In a precedence climbing parser, a left-associative operator at precedence level P triggers a recursive call for the right operand with minimum precedence P+1. What would change if P were used instead of P+1 in that recursive call?
AThe parser would become more efficient, reducing the number of recursive calls needed
BThe operator would be treated as right-associative — expressions like a+b+c would parse as a+(b+c) instead of (a+b)+c
CThe parser would enter an infinite loop because the recursion would never terminate
DHigher-precedence operators would no longer bind more tightly than lower-precedence ones
Using P in the recursive call allows the recursive invocation to immediately consume another operator at the same precedence level, grouping it on the right — which is exactly right-associativity. Using P+1 instead raises the threshold just enough to prevent consuming same-level operators inside the recursion, so they are left for the outer call to handle in left-to-right order. This single +1 difference is the entire mechanism that separates left- from right-associativity in a precedence climbing parser.
Question 2 Multiple Choice
Consider parsing `2 ^ 3 ^ 4` where ^ has precedence 3 and is right-associative. Which parse does a correctly implemented precedence climbing parser produce?
A(2 ^ 3) ^ 4, because the leftmost operator is encountered and consumed first
B2 ^ (3 ^ 4), because right-associativity uses the same precedence (not +1) in the recursive call, allowing the second ^ to be consumed inside the recursion
C((2 ^ 3) ^ 4), because precedence climbing always produces left-associative grouping by default
DThe expression cannot be parsed without explicit parentheses when the same operator appears twice
For right-associative ^, the recursive call for the right operand uses minimum precedence = 3 (same as ^, not 3+1). When parsing the right side after the first ^, the parser reads 3, then sees another ^ at precedence 3 which meets the threshold, so it consumes it inside the recursion, producing 3^4. Back in the outer call, the result is 2^(3^4). If ^ were left-associative, the recursive call would use minimum precedence 4, blocking consumption of the second ^ inside the recursion, and the outer call would handle it, producing (2^3)^4.
Question 3 True / False
Operator precedence and operator associativity describe the same property — how tightly an operator binds to its operands.
TTrue
FFalse
Answer: False
Precedence and associativity are distinct concepts requiring separate handling. Precedence determines which operator binds more tightly when *different* precedence levels appear together — for example, * binds tighter than + so 2+3*4 = 2+(3*4). Associativity determines how operators at the *same* precedence level group — left-associative means a−b−c = (a−b)−c (group left), right-associative means a^b^c = a^(b^c) (group right). Confusing them is the most common misconception in this topic.
Question 4 True / False
A grammar-based parser using separate nonterminals for each precedence level can express the same expression languages as a precedence climbing parser.
TTrue
FFalse
Answer: True
Both approaches implement the same underlying context-free grammar for arithmetic expressions with precedence and associativity. Precedence climbing is a parsing *algorithm* that encodes the grammar implicitly through its threshold logic, while the grammar-based approach encodes it explicitly through nonterminal structure (Expr → Expr + Term, Term → Term * Factor, etc.). The two are equivalent in expressive power; precedence climbing is simply more compact and easier to extend when new operators are added.
Question 5 Short Answer
Explain how the threshold value passed to recursive calls in a precedence climbing parser enforces both operator precedence and operator associativity.

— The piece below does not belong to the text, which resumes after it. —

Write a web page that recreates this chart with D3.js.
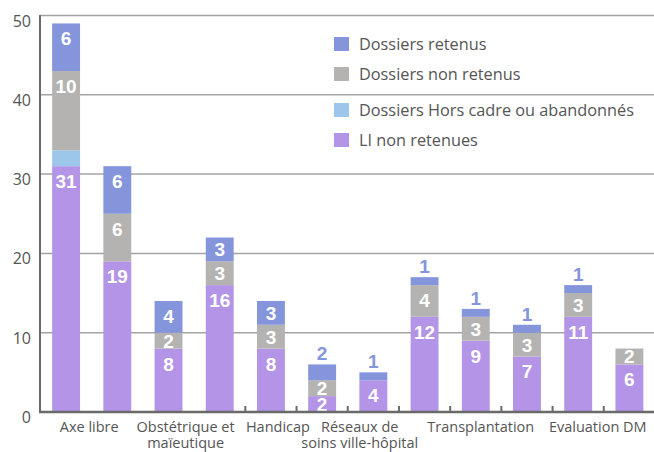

Think about your answer, then reveal below.
Model answer: The threshold controls which operators the current recursive call is allowed to consume. If the next operator's precedence is below the threshold, the recursive call returns without consuming it, leaving the operator for its caller — this enforces precedence, since low-precedence operators are always handled by outer (earlier) calls and group last. Associativity is controlled by the threshold passed when recursing for the right operand of a binary operator: left-associative operators pass threshold = current precedence + 1, which prevents consuming another same-level operator inside the recursion (forcing left-grouping by returning it to the outer call); right-associative operators pass threshold = current precedence, which allows consuming another same-level operator inside the recursion (forcing right-grouping). The two behaviors differ by exactly one integer.
The elegance of precedence climbing is that both precedence and associativity are encoded in a single integer parameter. There are no special cases or lookup tables — just arithmetic on the threshold value passed to each recursive call.